From this, you may be surprised to learn that SCOTUS granted cert. But as noted above, there’s a split in the circuits on one aspect of this rule. Eight circuits part company with the Fourth when the non-renewed argument is, as here, one of pure law, not one of fact; in such situations, they hold that post-verdict renewal isn’t required. The Fourth is admittedly – proudly, even – part of a small minority on this point.

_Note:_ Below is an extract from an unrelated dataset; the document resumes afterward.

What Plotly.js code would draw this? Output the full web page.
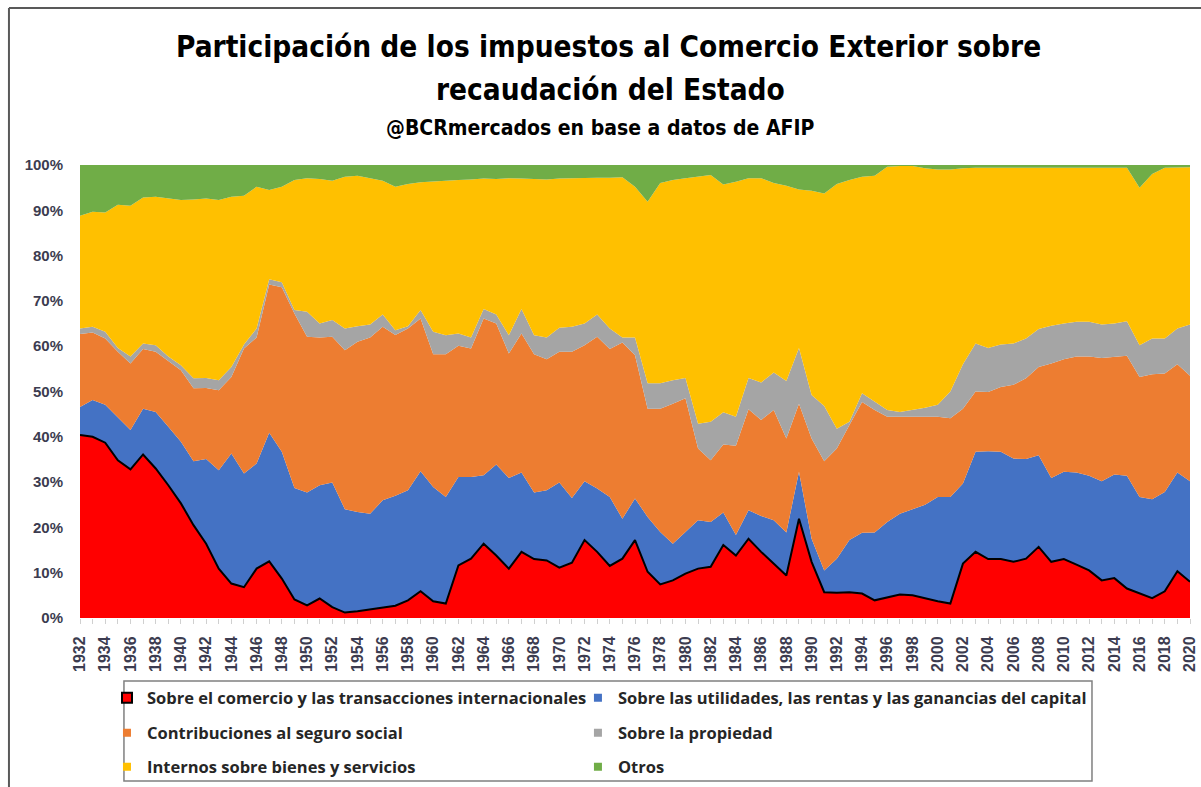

The Supreme Court will entertain oral argument in the case on April 24. Because of the late-April argument date, I expect a ruling at the very end of June. For everyone except we cool people (who care about appellate-geek issues like waiver), this won’t be one of the hot-button, high-profile decisions that always come down at the very end of the term, so whenever it arrives, it might be lost in the noise of the media-magnet decisions.

 

A scientific wild guess at near-future SCV argument dockets

I’ve mentioned here recently that the writ mill at Ninth and Franklin appears to be broken, or at least dinged. We only have one appeal awarded from the Supreme Court’s October panels, and just three from the December gathering. Those writs are the fuel of future merits sessions. The typical delay from writ grant to merits argument is on the order of six months, give or take a couple.

This portends some tiny sessions in 2023. The February/March session convenes in just under four weeks, and I expect to see eight cases on it unless the court bumps one or two back to April. Those will be the appeals awarded back in September. The April session, in contrast, might only have a single appeal, or something like that paucity. It’s not unthinkable that the court could simply skip a session at some point for lack of matured business. And with only four appeals argued in the January session, we’re staring hard at historically low numbers for merits arguments and published opinions this year.

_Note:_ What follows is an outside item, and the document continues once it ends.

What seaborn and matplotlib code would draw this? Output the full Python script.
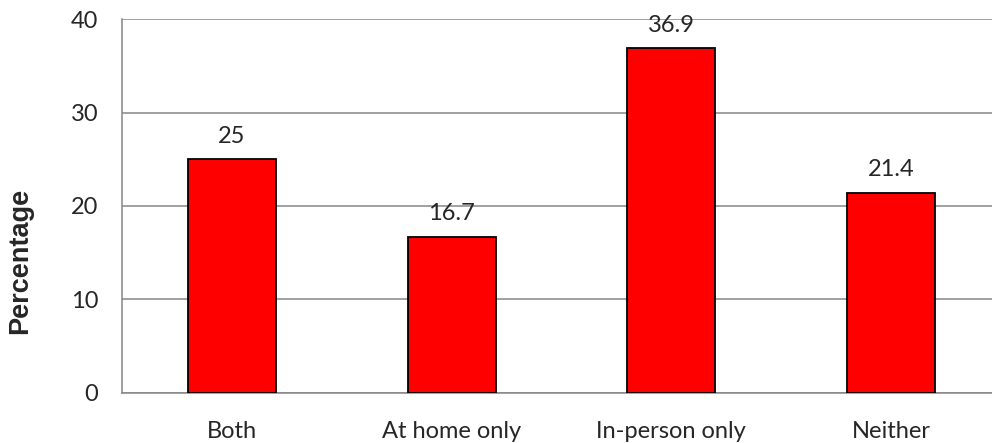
import pandas as pd
import seaborn as sns
import matplotlib.pyplot as plt

categories = ['Both', 'At home only', 'In-person only', 'Neither']
percentages = [25, 16.7, 36.9, 21.4]
value_labels = ['25', '16.7', '36.9', '21.4']

df = pd.DataFrame({'group': categories, 'pct': percentages})

sns.set_style('white')
plt.rcParams['font.family'] = ['Lato', 'DejaVu Sans']

fig = plt.figure(figsize=(9.92, 4.43), dpi=100)
ax = fig.add_axes([0.123, 0.113, 0.886, 0.844])

sns.barplot(data=df, x='group', y='pct', color='#FF0000', saturation=1,
            width=0.4, edgecolor='black', linewidth=1.3, ax=ax, zorder=3)

ax.set_xlim(-0.5, 3.5)
ax.set_ylim(0, 40)
ax.set_yticks([0, 10, 20, 30, 40])
ax.yaxis.grid(True, color='#868686', linewidth=1.1, zorder=0)
ax.set_axisbelow(True)

# category boundary ticks like Excel
ax.set_xticks([-0.5, 0.5, 1.5, 2.5], minor=False, labels=[])
ax.set_xticks([0, 1, 2, 3], minor=True, labels=categories)
ax.tick_params(axis='x', which='major', length=7, width=1.1, color='#868686')
ax.tick_params(axis='x', which='minor', length=0, pad=20, labelsize=17)
ax.tick_params(axis='y', length=8, width=1.1, color='#868686', labelsize=17, pad=9)

for side in ['top', 'right']:
    ax.spines[side].set_visible(False)
for side in ['left', 'bottom']:
    ax.spines[side].set_color('#868686')
    ax.spines[side].set_linewidth(1.1)

ax.bar_label(ax.containers[0], labels=value_labels, padding=9, fontsize=17)

ax.set_xlabel('')
ax.set_ylabel('Percentage', fontsize=19.5, fontweight='bold',
              fontfamily=['Liberation Sans', 'DejaVu Sans'])
ax.yaxis.set_label_coords(-0.101, 0.353)

fig.savefig('out.png', dpi=100)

Why the crash in the writ market? I’ve speculated about this before. SB1261, mandating a detour to the Court of Appeals, is largely, though not completely, to blame. The Supreme Court simply has far less incoming business, as civil cases wend their way through the CAV.

Even so, the grant rate in petitions argued in October and December was just 5.3%, far lower than in past years. That may be because the cases that made their way through the SCV pipeline in 2022 were the ones that had visited the CAV the previous year. That means plenty of criminal petitions, and those historically have a very small grant rate.

The last likely suspect is that the Supreme Court might now perceive itself as a court purely of law development, in which case the grant rate will remain suppressed well into the future. This would mean that the justices will have made a conscious decision to grant fewer appeals.

Let’s return to the header for this section: These are scientific wild guesses. I don’t have any inside information on any of this. All I know is that statistics don’t lie, regardless of what Mark Twain or Benjamin Disraeli (nobody’s sure who said it first) noted about them.

Perhaps we should end this on a sunny note: I really do believe that the second half of 2023 will generate a brighter outlook for the appeals market in the Supreme Court. By then, the Court of Appeals will have fully processed a year’s worth of civil cases, and some of those will end up next door, in the justices’ laps. The year-long numbers will be a wreck, of course, but that was foreseeable.